MS, either you'd like me to actually read the literature you're referring to, or you'd like to just gloat that I haven't read it. It's your call.

Posted by: Bruce Boyden | May 2, 2011 12:51:18 PM

I'm a law student @ UF who's done well so far in law school. I acknowledge that exams do test legal analytical ability to a degree.

But I think often the difference in grades on law school exams often has less to do with legal analytical ability and more to do with other factors, most importantly exam preparation.

By exam preparation, I mean really looking at old exams to figure out how a professor's answer preferences. Let's be honest: professors often how widely different expectations on what exam answers should look, how issues should be discussed, etc. Some professors might expect discussion of policy interwoven with legal analysis, while some might prefer more straight forward black letter law analysis. Some might place high value on "magic words," some may place more emphasis on correctly applying the concepts without necessarily using the magic words. Some professors place a lot of emphasis on grammar, organization, etc. and others don't care if you use only bullet points. For some of these preference, there is no "right" or "wrong" to do things, but if you want an A, you need to adhere to the professor's preference.
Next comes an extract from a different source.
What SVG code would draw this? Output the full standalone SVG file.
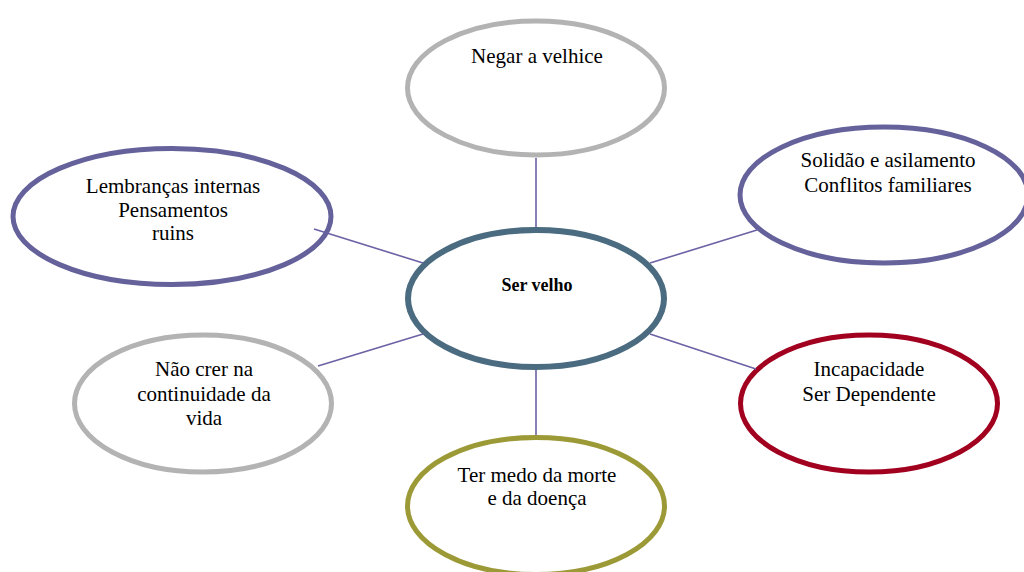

Also, you can figure out recurring issues/fact patterns that professors tend to use on exams. I've noticed with some professors that if I do enough old exams that nothing on the actual final will really surprise me.

None of this really has much to do with legal analysis- it is just figuring out a professor's preferences and recurring habits. If you spend enough time studying a professor's old exams, or even meeting with a professor to figure out their preferences, you are probably going to have a significant advantage over someone with equal "raw" legal analytical ability.